REPUBLIKA.CO.ID, JAKARTA -- Kementerian Agama sedang menyusun pedoman pembinaan keagamaan kepada masyarakat tertinggal. Langkah itu dinilai akan lebih mudah dengan sinergi bersama para ulama.
Ketua Komisi Dakwah Majelis Ulama Indonesia (MUI), Cholil Nafis, mengatakan selama ini memang belum ada program yang secara spesifik, memberikan pembinaan keagamaan kepada masyarakat tertinggal di MUI.
Namun, aspek itu sudah menjadi salah satu konsen utama di rapat kerja nasional MUI, untuk memberikan pembinaan keagamaan kepada masyarakat di perbatasan dan minoritas.
Akan tetapi, lanjut Cholil, program itu dinilai tidak begitu kuat lantaran tidak memiliki struktur rencana yang lengkap, serta pembiayaan yang minim atau bersifat seikhlasnya.
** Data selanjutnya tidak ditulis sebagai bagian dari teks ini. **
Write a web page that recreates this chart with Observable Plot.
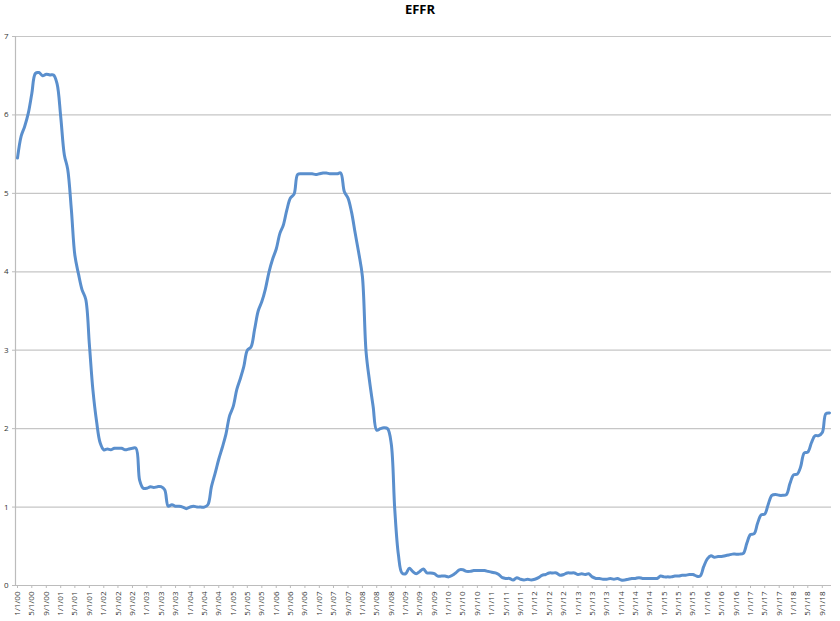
<!DOCTYPE html>
<html>
<head>
<meta charset="utf-8">
<script src="https://cdn.jsdelivr.net/npm/d3@7"></script>
<script src="https://cdn.jsdelivr.net/npm/@observablehq/plot@0.6"></script>
<style>
  body { margin: 0; background: #fff; }
  #title { height: 28px; line-height: 28px; text-align: center; font: bold 13px "Open Sans", "Liberation Sans", sans-serif; color: #000; }
  #chart svg { display: block; }
</style>
</head>
<body>
<div id="title">EFFR</div>
<div id="chart"></div>
<script>
// Monthly effective federal funds rate, Jan 2000 – Nov 2018
const startYear = 2000;
const effr = [
  5.45, 5.73, 5.85, 6.02, 6.27, 6.53, 6.54, 6.50, 6.52, 6.51, 6.51, 6.40, // 2000
  5.98, 5.49, 5.31, 4.80, 4.21, 3.97, 3.77, 3.65, 3.07, 2.49, 2.09, 1.82, // 2001
  1.73, 1.74, 1.73, 1.75, 1.75, 1.75, 1.73, 1.74, 1.75, 1.75, 1.34, 1.24, // 2002
  1.24, 1.26, 1.25, 1.26, 1.26, 1.22, 1.01, 1.03, 1.01, 1.01, 1.00, 0.98, // 2003
  1.00, 1.01, 1.00, 1.00, 1.00, 1.03, 1.26, 1.43, 1.61, 1.76, 1.93, 2.16, // 2004
  2.28, 2.50, 2.63, 2.79, 3.00, 3.04, 3.26, 3.50, 3.62, 3.78, 4.00, 4.16, // 2005
  4.29, 4.49, 4.59, 4.79, 4.94, 4.99, 5.24, 5.25, 5.25, 5.25, 5.25, 5.24, // 2006
  5.25, 5.26, 5.26, 5.25, 5.25, 5.25, 5.26, 5.02, 4.94, 4.76, 4.49, 4.24, // 2007
  3.94, 2.98, 2.61, 2.28, 1.98, 2.00, 2.01, 2.00, 1.81, 0.97, 0.39, 0.16, // 2008
  0.15, 0.22, 0.18, 0.15, 0.18, 0.21, 0.16, 0.16, 0.15, 0.12, 0.12, 0.12, // 2009
  0.11, 0.13, 0.16, 0.20, 0.20, 0.18, 0.18, 0.19, 0.19, 0.19, 0.19, 0.18, // 2010
  0.17, 0.16, 0.14, 0.10, 0.09, 0.09, 0.07, 0.10, 0.08, 0.07, 0.08, 0.07, // 2011
  0.08, 0.10, 0.13, 0.14, 0.16, 0.16, 0.16, 0.13, 0.14, 0.16, 0.16, 0.16, // 2012
  0.14, 0.15, 0.14, 0.15, 0.11, 0.09, 0.09, 0.08, 0.08, 0.09, 0.08, 0.09, // 2013
  0.07, 0.07, 0.08, 0.09, 0.09, 0.10, 0.09, 0.09, 0.09, 0.09, 0.09, 0.12, // 2014
  0.11, 0.11, 0.11, 0.12, 0.12, 0.13, 0.13, 0.14, 0.14, 0.12, 0.12, 0.24, // 2015
  0.34, 0.38, 0.36, 0.37, 0.37, 0.38, 0.39, 0.40, 0.40, 0.40, 0.41, 0.54, // 2016
  0.65, 0.66, 0.79, 0.90, 0.91, 1.04, 1.15, 1.16, 1.15, 1.15, 1.16, 1.30, // 2017
  1.41, 1.42, 1.51, 1.69, 1.70, 1.82, 1.91, 1.91, 1.95, 2.19, 2.20       // 2018
];
const yTicks = [0, 1, 2, 3, 4, 5, 6, 7];
const tickEveryMonths = 4;

const data = effr.map((v, i) => ({ date: new Date(Date.UTC(startYear, i, 1)), v }));
const first = data[0].date, last = data[data.length - 1].date;
const xTicks = d3.utcMonth.every(tickEveryMonths).range(first, last);
const fmt = d => `${d.getUTCMonth() + 1}/${d.getUTCDate()}/${String(d.getUTCFullYear() % 100).padStart(2, "0")}`;

const chart = Plot.plot({
  width: 840,
  height: 593,
  marginTop: 8,
  marginBottom: 36,
  marginLeft: 15,
  marginRight: 9,
  style: { fontFamily: "'Open Sans', 'Liberation Sans', sans-serif", color: "#333", background: "#fff" },
  x: { type: "utc", domain: [first, last], range: [17, 829] },
  y: { domain: [0, 7] },
  marks: [
    Plot.gridY(yTicks, { stroke: "#c6c6c6", strokeOpacity: 1, strokeWidth: 1.2 }),
    Plot.frame({ anchor: "left", stroke: "#bcbcbc", strokeWidth: 1.2 }),
    Plot.ruleY([0], { stroke: "#bcbcbc", strokeWidth: 1.2 }),
    Plot.axisY(yTicks, { tickSize: 3, tickPadding: 4, fontSize: 8, stroke: "#bcbcbc", label: null, tickFormat: d => String(d) }),
    Plot.axisX(xTicks, { tickSize: 3, tickPadding: 3, tickRotate: -90, fontSize: 8, stroke: "#bcbcbc", label: null, tickFormat: fmt }),
    Plot.line(data, { x: "date", y: "v", stroke: "#5a8fcd", strokeWidth: 3, curve: "catmull-rom", strokeLinejoin: "round" })
  ]
});
document.getElementById("chart").appendChild(chart);
</script>
</body>
</html>
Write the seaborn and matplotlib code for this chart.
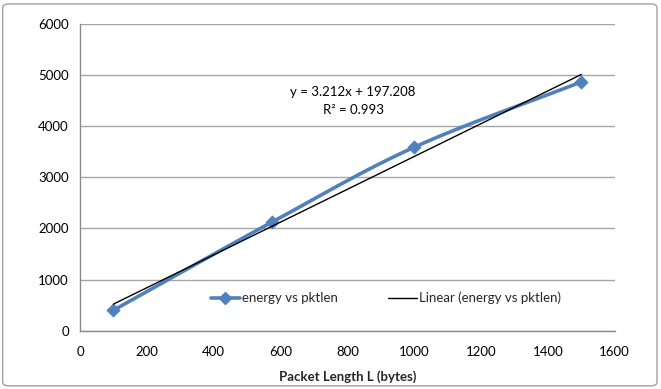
import numpy as np
import pandas as pd
import matplotlib
matplotlib.use("Agg")
import matplotlib.pyplot as plt
import seaborn as sns
from matplotlib.lines import Line2D
from matplotlib.patches import FancyBboxPatch

# ---- data ----
pkt_len = [100, 576, 1000, 1500]
energy = [400, 2130, 3590, 4870]
series_name = "energy vs pktlen"
trend_name = "Linear (energy vs pktlen)"
eq_text = "y = 3.212x + 197.208"
r2_text = "R² = 0.993"
x_ticks = [0, 200, 400, 600, 800, 1000, 1200, 1400, 1600]
y_ticks = [0, 1000, 2000, 3000, 4000, 5000, 6000]
x_label = "Packet Length L (bytes)"

df = pd.DataFrame({"x": pkt_len, "y": energy})

sns.set_theme(style="white")
plt.rcParams["font.family"] = ["Lato", "DejaVu Sans"]

fig = plt.figure(figsize=(6.61, 3.89), dpi=100)
ax = fig.add_axes([0.121, 0.150, 0.809, 0.788])

blue = "#4F81BD"

# smoothed line (Catmull-Rom through the data points, as Excel's smoothed line)
def catmull_rom(xs, ys, n=40):
    px = np.array(xs, float); py = np.array(ys, float)
    px = np.concatenate([[2*px[0]-px[1]], px, [2*px[-1]-px[-2]]])
    py = np.concatenate([[2*py[0]-py[1]], py, [2*py[-1]-py[-2]]])
    outx, outy = [], []
    for i in range(1, len(px) - 2):
        t = np.linspace(0, 1, n)
        p0, p1, p2, p3 = [np.array([px[j], py[j]]) for j in (i-1, i, i+1, i+2)]
        c1 = p1 + (p2 - p0) / 6.0
        c2 = p2 - (p3 - p1) / 6.0
        pts = ((1-t)**3)[:, None]*p1 + (3*(1-t)**2*t)[:, None]*c1 + (3*(1-t)*t**2)[:, None]*c2 + (t**3)[:, None]*p2
        outx.extend(pts[:, 0]); outy.extend(pts[:, 1])
    return np.array(outx), np.array(outy)

sx, sy = catmull_rom(pkt_len, energy)
smooth = pd.DataFrame({"x": sx, "y": sy})
sns.lineplot(data=smooth, x="x", y="y", ax=ax, color=blue, linewidth=2.6,
             sort=False, estimator=None, zorder=3)
sns.scatterplot(data=df, x="x", y="y", ax=ax, marker="D", s=45, color=blue,
                edgecolor=blue, zorder=4)

# linear trendline
slope, intercept = np.polyfit(pkt_len, energy, 1)
tx = np.array([min(pkt_len), max(pkt_len)])
trend = pd.DataFrame({"x": tx, "y": slope * tx + intercept})
sns.lineplot(data=trend, x="x", y="y", ax=ax, color="black", linewidth=1.0, zorder=5)

ax.text(817, 4670, eq_text, ha="center", va="center", fontsize=9.5, color="black")
ax.text(817, 4320, r2_text, ha="center", va="center", fontsize=9.5, color="black")

ax.set_xlim(0, 1600)
ax.set_ylim(0, 6000)
ax.set_xticks(x_ticks)
ax.set_yticks(y_ticks)
ax.set_xticklabels([str(v) for v in x_ticks], fontsize=9.5)
ax.set_yticklabels([str(v) for v in y_ticks], fontsize=9.5)
ax.set_xlabel(x_label, fontsize=9.5, fontweight="bold", labelpad=9)
ax.set_ylabel("")

ax.yaxis.grid(True, color="#a6a6a6", linewidth=1.0)
ax.xaxis.grid(False)
ax.set_axisbelow(True)
for s in ["top", "right"]:
    ax.spines[s].set_visible(False)
for s in ["left", "bottom"]:
    ax.spines[s].set_color("#8c8c8c")
    ax.spines[s].set_linewidth(1.0)
ax.tick_params(axis="both", which="both", direction="out", length=4, width=1,
               color="#8c8c8c", pad=4, labelcolor="black")
ax.tick_params(axis="x", pad=7)

handles = [
    Line2D([0], [0], color=blue, linewidth=2.6, marker="D", markersize=6.5),
    Line2D([0], [0], color="black", linewidth=1.0),
]
leg = ax.legend(handles, [series_name, trend_name], loc="center",
                bbox_to_anchor=(0.572, 0.107), ncol=2, frameon=False,
                fontsize=9.5, handlelength=2.2, handletextpad=0.15,
                columnspacing=3.8)

fig.patches.append(FancyBboxPatch((0.004, 0.008), 0.99, 0.982,
                                  boxstyle="round,pad=0,rounding_size=0.01",
                                  transform=fig.transFigure, fill=False,
                                  edgecolor="#a0a0a0", linewidth=1.0))

fig.savefig("out.png", dpi=100)
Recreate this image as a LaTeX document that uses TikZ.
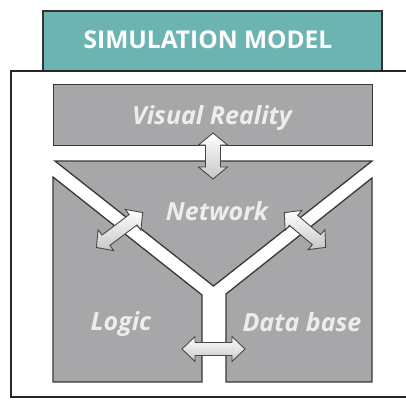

Maka itu, ia menyarankan agar dibentuk semacam sinergi dari pemerintah bersama para ulama, untuk melakukan dakwah atau pembinaan keagamaan kepada masyarakat tertinggal.
"Secara kerangka tidak kuat, jadi akan lebih baik kalau ada kerja sama dengan pemerintah yang sudah memiliki roadmap," kata Cholil.
Senada, Ketua Umum Ikatan Dai Indonesia (Ikadi) Ahmad Satori Ismail, menekankan program-program dakwah kepada masyarakat tertinggal yang dibuat ormas Islam, akan lebih baik saat bersinergi dengan pemerintah yang tengah menyusun pedoman.
Ahmad Satori Ismail berpendapat, program akan terlaksana secara baik dan berkesinambungan, lantaran sudah terencana dan terstruktur dengan baik.
Ia menuturkan program serupa yang dimiliki Ikatan Dai Indonesia beberapa tahun belakangan, sempat terputus lantaran kendala tenaga dan pembiayaan.
Namun, lanjut Satori, tahun ini dakwah kepada masyarakat tertinggal akan dilanjutkan dengan para dai pribumi agar lebih dekat, dan tentu akan lebih baik ditambah sinergi bersama pemerintah.
"Para pendakwah pribumi akan dikuatkan dengan rencana yang tersusun baik sehingga program dapat terarah," ujar Satori menjelaskan.